Die Pflege im Januar 2022: Zwischen Pflegebevollmächtigten & Bonuszahlungen

Die Pflege im Januar 2022: Zwischen Pflegebevollmächtigten & Bonuszahlungen

Willkommen in unserem nun startenden Format des monatlichen Pflegerückblicks. Wir werden mit Annemarie Fajardo die letzten Wochen der Pflegebranche Revue passieren lassen.

Wir werden sehen, was uns das Jahr 2022 bringt und freuen uns, dass Annemarie uns mit ihrer professionellen Sicht auf die Pflegebranche schauen lässt.

Also Annemarie, was waren aus deiner Sicht die „Highlights“ im Januar 2022? Was hat die Pflegebranche bewegt und beschäftigt? 

„Highlight #1“: Kündigung ohne Nachfolger? Wer wird neue:r Pflegebevollmächtige:r?

„Die erste Januarwoche wurde direkt mit der Kündigung des Pflegebevollmächtigten Andreas Westerfellhaus vom Bundesgesundheitsminister Karl Lauterbach eingeläutet. Das war vor allem deshalb sehr interessant, da zu diesem Zeitpunkt noch gar nicht feststand, wer der oder die Nachfolger:in werden sollte.“ 

„Highlight #2“: Bonuszahlungen sorgen für Spaltung und hitzige Diskussionen

„In der gleichen Woche folgte ein weiterer Paukenschlag: Herr Lauterbach kündigte an, die Bonuszahlungen ausschließlich an Pflegekräfte auf Intensivstationen auszahlen zu wollen. Niemanden überraschte es, dass eine hitzige Diskussion um diese Entscheidung herum aufbrannte. Hierzu im weiteren Verlauf des Artikels mehr.“

Wie bewertest du diese Entwicklungen, Annemarie? 

„Aus der Perspektive der Pflegepionierin kann ich sagen, dass sich mit dem neuen Gesundheitsminister Lauterbach einiges in der Branche bewegt. Ob gut oder schlecht sei erstmal dahingestellt. Dafür ist es auch noch zu früh, um jetzt schon eine Bewertung der Aktivitäten von Herrn Lauterbach abgeben zu können. 

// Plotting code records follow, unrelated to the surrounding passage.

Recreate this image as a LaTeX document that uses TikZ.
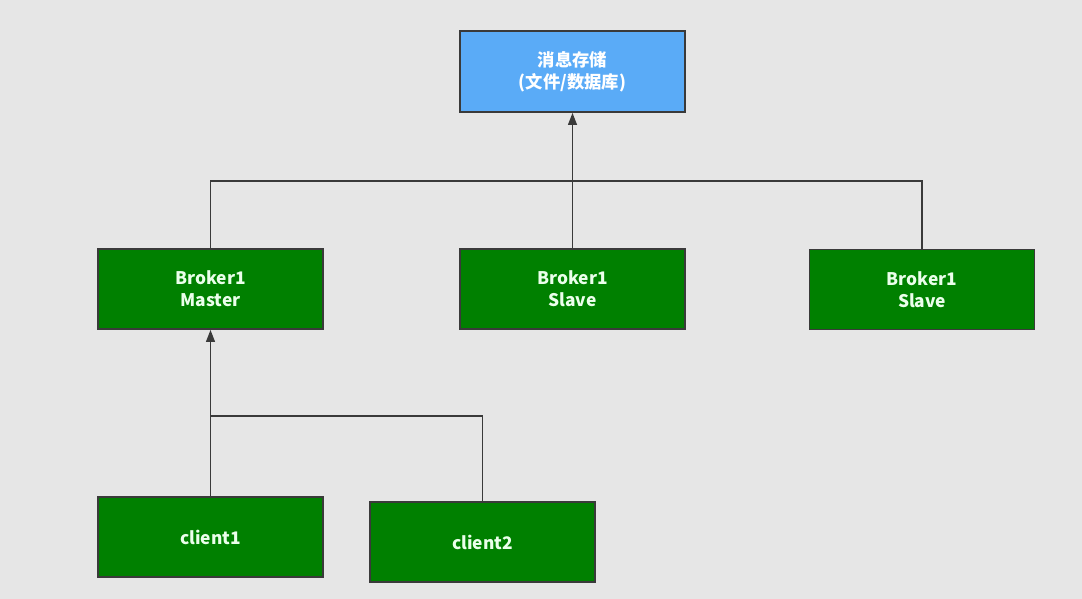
\documentclass[tikz,border=0pt]{standalone}
\usepackage{fontspec}
\setmainfont{Noto Sans CJK SC}
\usetikzlibrary{arrows.meta}
\definecolor{bggray}{HTML}{E6E6E6}
\definecolor{storeblue}{HTML}{5AABF7}
\definecolor{brokergreen}{HTML}{008000}
\definecolor{edgegray}{HTML}{3A3A3A}
\tikzset{box/.style = {
    draw = edgegray,
    line width = 1.2pt,
    inner sep = 0pt,
    minimum width = 168.75pt,
    minimum height = 60pt,
    align = center,
    font = \bfseries\fontsize{13}{16.5}\selectfont,
    text = white!92!green
}}
\tikzset{storebox/.style = {
    box,
    fill = storeblue,
    minimum height = 60.75pt,
    text = white
}}
\tikzset{brokerbox/.style = {
    box,
    fill = brokergreen
}}
\tikzset{link/.style = {
    draw = edgegray,
    line width = 1.4pt
}}

\begin{document}
\begin{tikzpicture}[x = 0.75pt, y = -0.75pt]
    \fill [bggray] (0, 0) rectangle (1082, 599);
    \useasboundingbox (0, 0) rectangle (1082, 599);

    % Boxes
    \node [storebox] (store) at (572.5, 71.5) {消息存储\\(文件/数据库)};
    \node [brokerbox] (master) at (210.5, 289) {Broker1\\Master};
    \node [brokerbox] (slaveA) at (572.5, 289) {Broker1\\Slave};
    \node [brokerbox] (slaveB) at (922, 289.5) {Broker1\\Slave};
    \node [brokerbox] (clientA) at (210.5, 537) {client1};
    \node [brokerbox] (clientB) at (482.5, 542) {client2};

    % Junctions
    \coordinate (brokerbus) at (210.5, 181);
    \coordinate (clientbus) at (210.5, 416);

    % Lines
    \draw
        [link] (master.north) -- (brokerbus) -| (slaveB.north)
    ;
    \draw
        [link, -{Triangle[length = 9pt, width = 6.5pt]}] (slaveA.north) -- (store.south)
    ;
    \draw
        [link, -{Triangle[length = 9pt, width = 6.5pt]}] (clientA.north) -- (master.south)
    ;
    \draw
        [link] (clientB.north) |- (clientbus)
    ;

\end{tikzpicture}
\end{document}
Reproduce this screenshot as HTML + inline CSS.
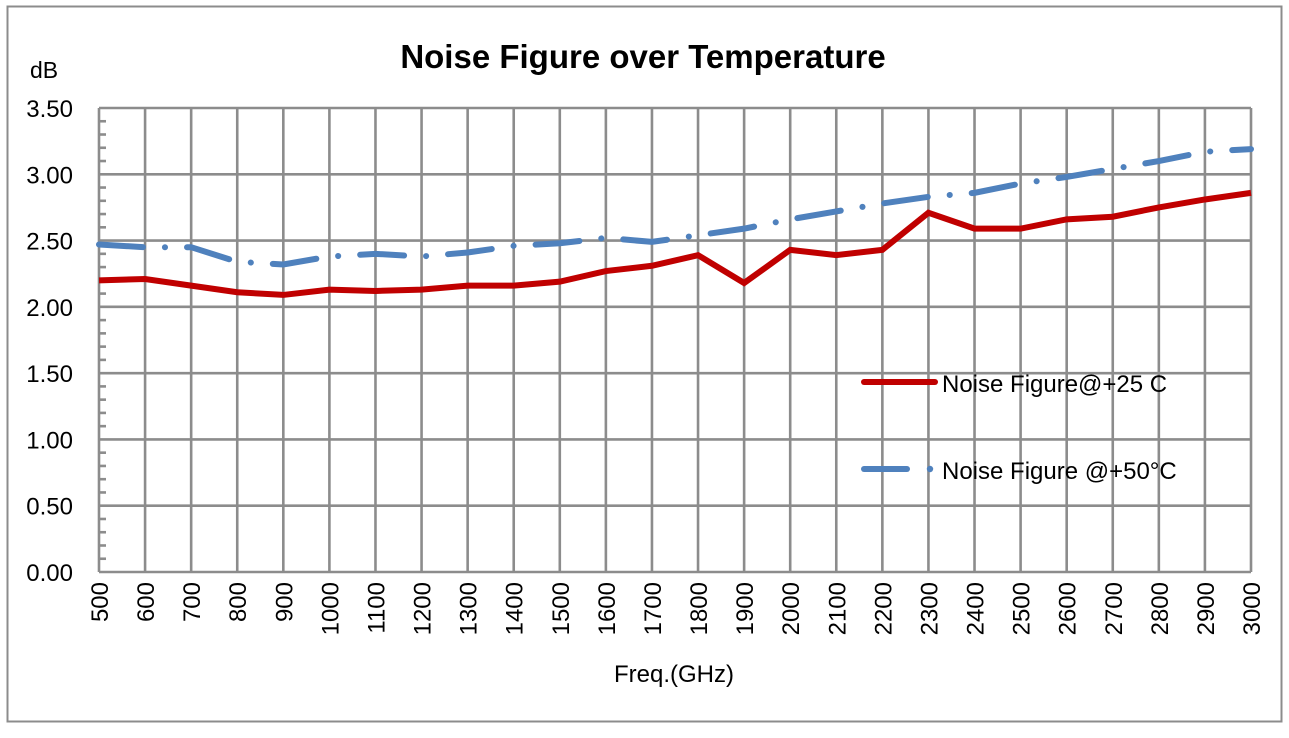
<!DOCTYPE html>
<html><head><style>body{margin:0;background:#fff}</style></head><body>
<svg id="s" width="1289" height="733" xmlns="http://www.w3.org/2000/svg" font-family="Liberation Sans, DejaVu Sans, sans-serif">
<rect x="0" y="0" width="1289" height="733" fill="#fff"/>
<rect x="7.5" y="6.5" width="1274" height="715" fill="none" stroke="#8c8c8c" stroke-width="2"/>
<text x="643" y="68" font-size="33" font-weight="bold" text-anchor="middle" fill="#000">Noise Figure over Temperature</text>
<text x="30" y="78" font-size="23" fill="#000">dB</text>
<text x="674" y="682" font-size="24" text-anchor="middle" fill="#000">Freq.(GHz)</text>
<g id="g"></g>
<text x="942" y="392" font-size="24" fill="#000">Noise Figure@+25 C</text>
<text x="942" y="479" font-size="24" fill="#000">Noise Figure @+50°C</text>
<line x1="864" y1="382" x2="935" y2="382" stroke="#c00000" stroke-width="6" stroke-linecap="round"/>
<line x1="864" y1="469" x2="907" y2="469" stroke="#4f81bd" stroke-width="6" stroke-linecap="round"/>
<circle cx="930" cy="469" r="3.2" fill="#4f81bd"/>
</svg>
<script>
var g=document.getElementById('g');
var L=99,R=1251,T=108,B=572,dx=(R-L)/25,sy=(B-T)/3.5;
function X(i){return L+i*dx}function Y(v){return B-v*sy}
var h='';
for(var i=0;i<=25;i++){h+='<line x1="'+X(i)+'" y1="'+T+'" x2="'+X(i)+'" y2="'+B+'" stroke="#8c8c8c" stroke-width="2.6"/>';
h+='<text transform="translate('+(X(i)+9)+',582) rotate(-90)" font-size="24" text-anchor="end" fill="#000">'+(500+i*100)+'</text>';}
for(var k=0;k<=7;k++){var y=Y(k*0.5);h+='<line x1="'+L+'" y1="'+y+'" x2="'+R+'" y2="'+y+'" stroke="#8c8c8c" stroke-width="2.6"/>';
h+='<text x="73" y="'+(y+9)+'" font-size="24" text-anchor="end" fill="#000">'+(k*0.5).toFixed(2)+'</text>';}
for(var m=0;m<35;m++){if(m%5==0)continue;var y=Y(m*0.1);h+='<line x1="'+L+'" y1="'+y+'" x2="'+(L+7)+'" y2="'+y+'" stroke="#8c8c8c" stroke-width="2.6"/>';}
var r=[2.20,2.21,2.16,2.11,2.09,2.13,2.12,2.13,2.16,2.16,2.19,2.27,2.31,2.39,2.18,2.43,2.39,2.43,2.71,2.59,2.59,2.66,2.68,2.75,2.81,2.86];
var b=[2.47,2.45,2.45,2.34,2.32,2.38,2.40,2.38,2.41,2.46,2.48,2.52,2.49,2.54,2.59,2.66,2.72,2.78,2.83,2.86,2.93,2.98,3.04,3.10,3.17,3.19];
function pts(a){return a.map(function(v,i){return X(i)+','+Y(v)}).join(' ')}
h+='<polyline points="'+pts(b)+'" fill="none" stroke="#4f81bd" stroke-width="6" stroke-linecap="round" stroke-dasharray="44 22 0.1 22"/>';
h+='<polyline points="'+pts(r)+'" fill="none" stroke="#c00000" stroke-width="6" stroke-linejoin="miter"/>';
g.innerHTML=h;
</script>
</body></html>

Die offene Stelle des Pflegebevollmächtigten wurde bereits eine Woche später mit der Bundestagsabgeordneten Claudia Moll nachbesetzt. Gleichzeitig wurde mit der Ernennung auch eine weitere weitreichende Entscheidung getroffen: War Herr Westerfellhaus noch auf dem Status eines Staatssekretärs im Amt, ist es Frau Moll nun nicht mehr. Die Funktion der Pflegebevollmächtigten wurde in ihrem Status degradiert.“

Was hat es deiner Meinung nach für eine Auswirkung, dass ihre Stelle degradiert wurde? 

„Im Prinzip hat sie nun weniger Rechte als ihr Vorgänger Herr Westerfellhaus. In der Definition des Duden heißt es: Ein Staatssekretär ist „(in der Bundesrepublik Deutschland) ranghöchster Beamter besonders in einem Ministerium, der den Leiter oder die Leiterin der jeweiligen Behörde unterstützt und (in bestimmten Funktionen) vertritt“ (Duden, 2022). 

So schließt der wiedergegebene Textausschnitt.